How to Get a Big Vocal Sound
First, you need to have a great vocal microphone. A tube mic is really the best, in my opinion. Mics like the AKG C12VR Reference multipattern tube condenser microphone, or the Peluso P12 Vacuum Tube Microphone are going to sound fantastic. The AKG Pro Audio C414 XLII Vocal Condenser Microphone, Multipattern is quite a bit less expensive, but still sounds great. It is not a tube mic, but sounds wonderful even though it lacks the beautiful tube warmth.
A professional mic pre-amp is very important because it lets you record the pure sound of the microphone with very little electronics getting in the way. A discreet pre-amp such as the Neve 1073LB or the Avalon M5 Mono Pure Class A Microphone Preamp will amaze you with their clarity and rich tone.
Now for the “trick” for getting a huge vocal sound. You need to have a good effects processor that is stereo, like the Lexicon MX400 Dual Stereo/Surround Reverb/Effects Processor. It needs to be able to de-tune and up-tune in the delay section. You place your properly recorded vocal track right in the middle of your mix. Run the vocal track through the stereo processor’s delay and de-tune the track just a fraction, like maybe -8 and pan that effect signal to the hard left. Then up-tune the vocal track by the same amount to the positive, like +8, and pan that hard to the right. Even dry, without reverb or other effects, the vocal will sound like it fills the mix, up front and in your face because it is coming at you from 3 different locations with 3 different delays. Your ears can’t quite tell where it is coming from if you get the balance correct. It is very natural sounding and beautiful. It works great on almost any instrument also. It will make a Les Paul coming from a Marshall amp sound enormous as well as a violin sound like it is right in the room with you. Try it, you’ll love it!
Making Sure Your Mixes Sound the Same on Practically Everything You Play Them On
Nothing is more frustrating than working for hours on a mix to find that when you play it on your car stereo or your friend’s home stereo, it sounds awful. Are you going crazy, have your ears deceived you? No, you are just not mixing properly.
This used to happen to me and my musician friends all of the time when we first started going to recording studios to record our music. No one ever mentioned a solution, and it wasn’t until I took an audio engineering course that I discovered the “magic trick”.
First you need professional speakers, or near field monitors. Good studio monitors are designed to give you an accurate representation of your music, uncolored by E.Q.. Consumer speakers are equalized to make the music sound “better”, so if you mix with them, your mixes will always sound different on other speakers, but that is just part of the solution. Mixing volume is the biggest and most important factor to getting your mixes right.
Never use the big studio speakers to mix. They are for the listening party after the recording is finished. Proper mixing volume is between 80 and 90 decibels, which will surprise you because that isn’t very loud, but it is extremely critical.

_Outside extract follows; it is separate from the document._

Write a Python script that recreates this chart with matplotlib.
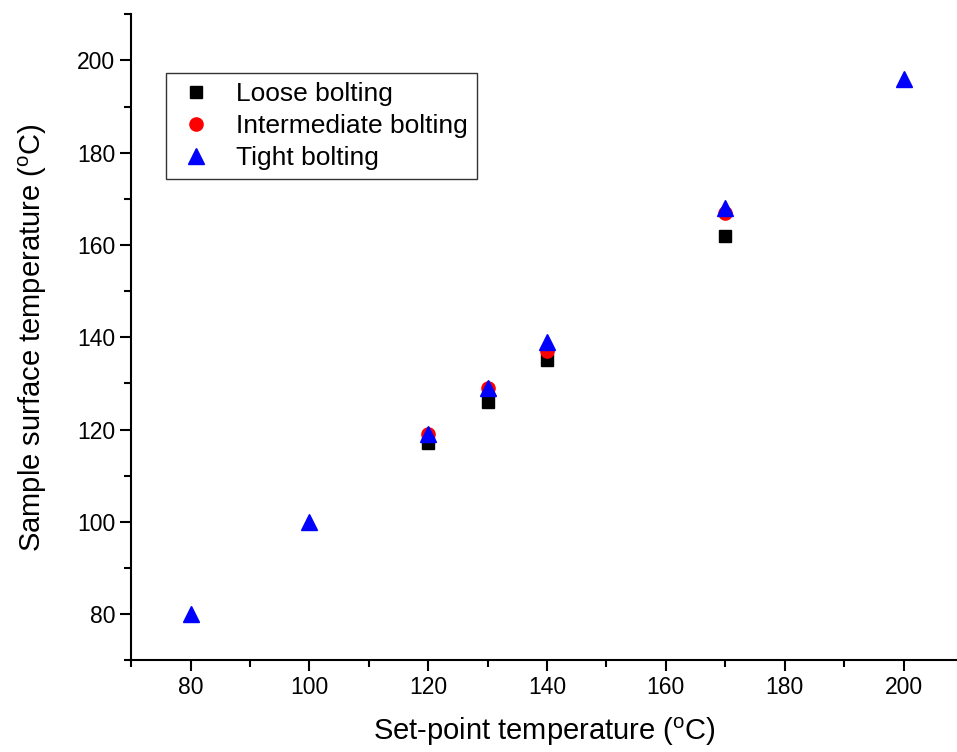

When you mix with the music too loud, you will naturally hear more bass, or low end, and you will lower the bass to compensate making your mixes sound thin and wimpy when you listen to them on other speakers. We used to want to mix with the big studio speakers blaring at live band volume so we could really “get in to it”. Then the next day we would play the mix on our car stereos or our home speakers and be devastated to find that our kick butt song sounded so thin and wimpy with no punch that we didn’t want to show it to our friends.
No one ever told us about how mixing volume effects a mix.
On the other hand, if you mix at too low a volume, you will most likely add too much bass making your mix sound muddy and muffled. My favorite studio monitors are the Tannoy Reveal 502 speakers. If my mix sounds great on them, I know it will sound that way on practically every other speaker. Other monitors like the Yamaha HS5, which are the newer version of the NS-10 monitors, which were probably the most mixed on speakers in history, are very good also. Because they are extremely “flat”, they give you a true picture of your mix. So, good near field monitors and proper mixing volume will make all the difference in the world in helping you get that perfect mix every time.
How to Sing On Key When Using Headphones to Track a Vocal
I am a singer and have good pitch, but when I was younger, I ran in to the problem of thinking the vocal track I just sang with headphones was great only to find that when I heard the track back in the control room, it sounded awful. It was just a tiny bit sour. I thought that maybe I wasn’t such a good singer and was very dissapointed. No one ever told me how to correct that problem until years later when I took an audio engineering course. I learned that if you listen to the music at too loud a level in your headphones while singing, you will typically sing a little sharp, which does not sound good. Ever since I learned that liitle “trick”, I have no problems singing on pitch.